Another Thought about “Darkest Hour”

I said recently about Darkest Hour  that

despite Gary Oldman’s deservedly acclaimed, Oscar-winning impersonation of Winston Churchill, earned a rating of 7 from me. It was an entertaining film, but a rather trite offering of Hollywoodized history.

There was a subtle aspect of the film which led me to believe that Churchill’s firm stance against a negotiated peace with Hitler had more support from the Labour Party than from Churchill’s Conservative colleagues. So I went to Wikipedia, which says this (among many things) in a discussion of the film’s historical accuracy:

In The New Yorker, Adam Gopnik wrote: “…in late May of 1940, when the Conservative grandee Lord Halifax challenged Churchill, insisting that it was still possible to negotiate a deal with Hitler, through the good offices of Mussolini, it was the steadfast anti-Nazism of Attlee and his Labour colleagues that saved the day – a vital truth badly underdramatized in the current Churchill-centric film, Darkest Hour“. This criticism was echoed by Adrian Smith, emeritus professor of modern history at the University of Southampton, who wrote in the New Statesman that the film was “yet again overlooking Labour’s key role at the most dangerous moment in this country’s history … in May 1940 its leaders gave Churchill the unequivocal support he needed when refusing to surrender. Ignoring Attlee’s vital role is just one more failing in a deeply flawed film”.

I thought that, if anything, the film did portray Labour as more steadfast than the Tories. First, the Conservatives (especially Halifax and Neville Chamberlain) were made to seem derisive of Churchill and all-too-willing to compromise with Hitler.
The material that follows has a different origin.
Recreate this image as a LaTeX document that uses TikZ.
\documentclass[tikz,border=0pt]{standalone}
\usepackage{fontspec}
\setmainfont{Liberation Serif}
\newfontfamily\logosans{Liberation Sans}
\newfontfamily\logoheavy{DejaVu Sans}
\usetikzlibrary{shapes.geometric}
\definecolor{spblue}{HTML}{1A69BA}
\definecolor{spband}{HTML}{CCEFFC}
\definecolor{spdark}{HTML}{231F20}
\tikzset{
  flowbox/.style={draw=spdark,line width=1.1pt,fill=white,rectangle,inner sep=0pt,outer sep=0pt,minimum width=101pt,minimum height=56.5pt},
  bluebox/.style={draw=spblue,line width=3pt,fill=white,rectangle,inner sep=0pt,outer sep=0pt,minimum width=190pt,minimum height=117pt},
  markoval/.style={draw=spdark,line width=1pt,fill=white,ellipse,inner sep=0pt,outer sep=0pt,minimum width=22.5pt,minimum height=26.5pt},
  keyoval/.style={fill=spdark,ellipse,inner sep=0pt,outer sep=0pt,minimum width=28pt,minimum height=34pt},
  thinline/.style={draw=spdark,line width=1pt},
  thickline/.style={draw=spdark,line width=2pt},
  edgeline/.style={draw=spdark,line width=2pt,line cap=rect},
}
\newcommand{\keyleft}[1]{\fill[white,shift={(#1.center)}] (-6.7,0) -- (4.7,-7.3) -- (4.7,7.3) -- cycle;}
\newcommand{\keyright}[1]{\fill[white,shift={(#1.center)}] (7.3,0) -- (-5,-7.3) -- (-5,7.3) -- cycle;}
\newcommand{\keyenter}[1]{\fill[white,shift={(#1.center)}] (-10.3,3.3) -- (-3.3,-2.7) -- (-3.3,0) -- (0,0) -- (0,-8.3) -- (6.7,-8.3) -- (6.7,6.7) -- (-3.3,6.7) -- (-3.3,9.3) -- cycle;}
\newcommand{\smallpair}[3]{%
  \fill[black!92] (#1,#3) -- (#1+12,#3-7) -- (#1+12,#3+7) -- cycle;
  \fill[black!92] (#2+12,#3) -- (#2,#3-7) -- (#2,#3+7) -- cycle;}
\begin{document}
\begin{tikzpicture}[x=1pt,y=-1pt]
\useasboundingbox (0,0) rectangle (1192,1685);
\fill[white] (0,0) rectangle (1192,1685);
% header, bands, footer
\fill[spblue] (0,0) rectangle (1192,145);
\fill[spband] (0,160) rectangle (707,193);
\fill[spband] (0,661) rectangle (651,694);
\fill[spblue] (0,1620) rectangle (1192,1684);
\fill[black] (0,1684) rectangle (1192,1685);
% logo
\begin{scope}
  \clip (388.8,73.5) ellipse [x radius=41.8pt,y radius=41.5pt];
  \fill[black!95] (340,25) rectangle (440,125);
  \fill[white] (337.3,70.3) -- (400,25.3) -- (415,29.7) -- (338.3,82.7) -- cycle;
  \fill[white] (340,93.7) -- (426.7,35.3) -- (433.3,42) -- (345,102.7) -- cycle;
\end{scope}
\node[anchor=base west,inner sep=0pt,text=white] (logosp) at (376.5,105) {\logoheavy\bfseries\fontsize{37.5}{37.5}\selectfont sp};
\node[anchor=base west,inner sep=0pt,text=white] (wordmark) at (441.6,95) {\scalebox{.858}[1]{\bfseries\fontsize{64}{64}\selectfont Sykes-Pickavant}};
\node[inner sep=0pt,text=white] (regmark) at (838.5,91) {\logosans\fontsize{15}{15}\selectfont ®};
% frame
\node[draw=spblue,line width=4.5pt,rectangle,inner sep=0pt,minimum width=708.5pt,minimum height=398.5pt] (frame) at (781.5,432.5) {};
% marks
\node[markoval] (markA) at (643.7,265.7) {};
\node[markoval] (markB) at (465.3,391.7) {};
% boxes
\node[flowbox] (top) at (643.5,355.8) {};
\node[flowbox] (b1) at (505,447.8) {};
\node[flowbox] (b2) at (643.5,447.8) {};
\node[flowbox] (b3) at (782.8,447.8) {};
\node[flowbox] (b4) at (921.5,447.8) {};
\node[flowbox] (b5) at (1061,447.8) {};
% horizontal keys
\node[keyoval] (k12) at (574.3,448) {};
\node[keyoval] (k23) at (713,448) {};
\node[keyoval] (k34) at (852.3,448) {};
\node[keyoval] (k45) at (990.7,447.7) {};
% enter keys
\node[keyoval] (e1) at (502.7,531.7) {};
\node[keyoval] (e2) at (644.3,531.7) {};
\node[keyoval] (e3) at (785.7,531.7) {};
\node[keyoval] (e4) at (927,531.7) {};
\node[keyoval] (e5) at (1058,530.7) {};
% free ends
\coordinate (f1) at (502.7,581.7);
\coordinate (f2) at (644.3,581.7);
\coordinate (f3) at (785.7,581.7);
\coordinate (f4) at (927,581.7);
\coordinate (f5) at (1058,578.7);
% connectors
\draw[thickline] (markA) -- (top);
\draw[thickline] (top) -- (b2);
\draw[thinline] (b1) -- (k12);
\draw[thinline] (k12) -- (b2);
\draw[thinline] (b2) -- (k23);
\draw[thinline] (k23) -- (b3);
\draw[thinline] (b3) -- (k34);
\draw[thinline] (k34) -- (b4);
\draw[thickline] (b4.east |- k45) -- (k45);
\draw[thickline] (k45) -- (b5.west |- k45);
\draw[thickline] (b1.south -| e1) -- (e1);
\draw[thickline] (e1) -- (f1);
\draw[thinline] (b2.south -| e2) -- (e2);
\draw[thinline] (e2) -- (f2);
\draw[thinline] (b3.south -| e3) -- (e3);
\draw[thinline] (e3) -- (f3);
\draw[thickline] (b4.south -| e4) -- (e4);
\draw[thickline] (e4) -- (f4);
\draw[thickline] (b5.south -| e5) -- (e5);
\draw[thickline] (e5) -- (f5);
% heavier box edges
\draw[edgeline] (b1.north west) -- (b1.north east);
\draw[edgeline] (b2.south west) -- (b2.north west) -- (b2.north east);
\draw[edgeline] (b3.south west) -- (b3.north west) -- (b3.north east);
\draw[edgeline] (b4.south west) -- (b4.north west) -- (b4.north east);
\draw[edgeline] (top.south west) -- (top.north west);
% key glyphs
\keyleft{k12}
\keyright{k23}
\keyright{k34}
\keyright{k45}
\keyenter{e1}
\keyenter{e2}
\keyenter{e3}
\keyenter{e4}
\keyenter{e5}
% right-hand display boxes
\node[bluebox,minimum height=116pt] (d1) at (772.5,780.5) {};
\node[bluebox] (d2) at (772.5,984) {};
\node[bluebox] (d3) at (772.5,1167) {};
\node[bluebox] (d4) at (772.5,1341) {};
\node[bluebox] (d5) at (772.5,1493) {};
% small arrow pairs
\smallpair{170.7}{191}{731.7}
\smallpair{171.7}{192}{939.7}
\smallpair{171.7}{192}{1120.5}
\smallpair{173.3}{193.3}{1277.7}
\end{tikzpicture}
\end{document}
Second — and here’s the subtlety — at the end of Churcill’s speech to the House of Commons on June 4, 1940, which is made the climactic scene in Darkest Hour, the Labour side of the House erupts in enthusiastic applause, while the Conservative side is subdued until it follows Labour’s suit.
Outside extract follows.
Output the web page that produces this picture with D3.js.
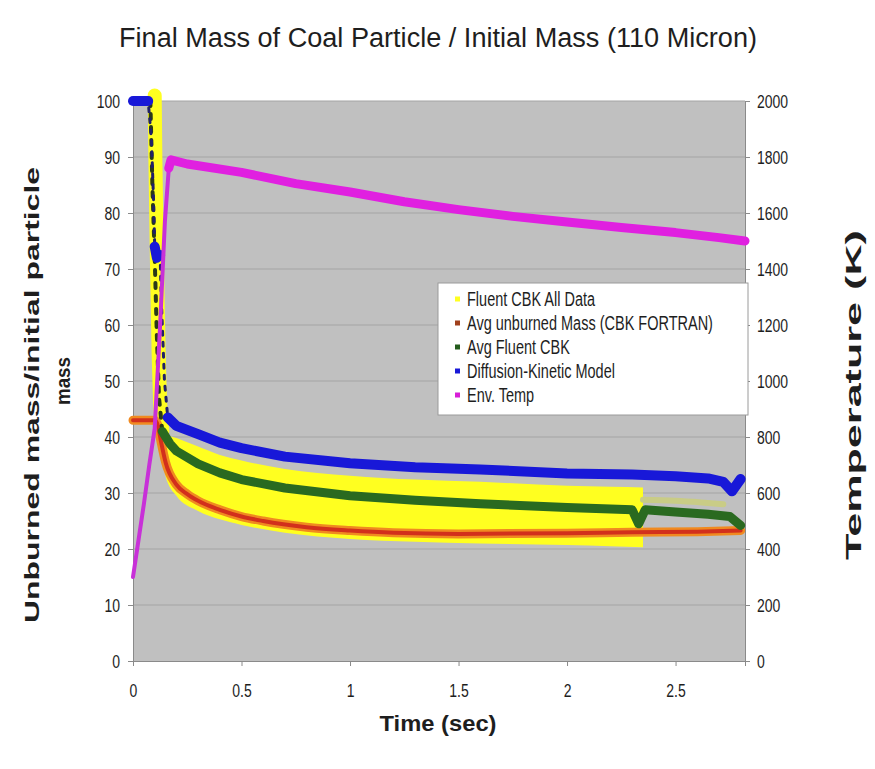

The final lines of Churchill’s speech are always worth repeating:

Even though large tracts of Europe and many old and famous States have fallen or may fall into the grip of the Gestapo and all the odious apparatus of Nazi rule, we shall not flag or fail. We shall go on to the end, we shall fight in France, we shall fight on the seas and oceans, we shall fight with growing confidence and growing strength in the air, we shall defend our Island, whatever the cost may be, we shall fight on the beaches, we shall fight on the landing grounds, we shall fight in the fields and in the streets, we shall fight in the hills; we shall never surrender, and even if, which I do not for a moment believe, this Island or a large part of it were subjugated and starving, then our Empire beyond the seas, armed and guarded by the British Fleet, would carry on the struggle, until, in God’s good time, the New World, with all its power and might, steps forth to the rescue and the liberation of the old.

If G.W. Bush could have been as adamant in his opposition to the enemy (instead of pandering to the “religion of peace”), and as eloquent in his speech to Congress after 9/11 and at subsequent points in the ill-executed “war on terror”, there might now be a Pax Americana in the Middle East.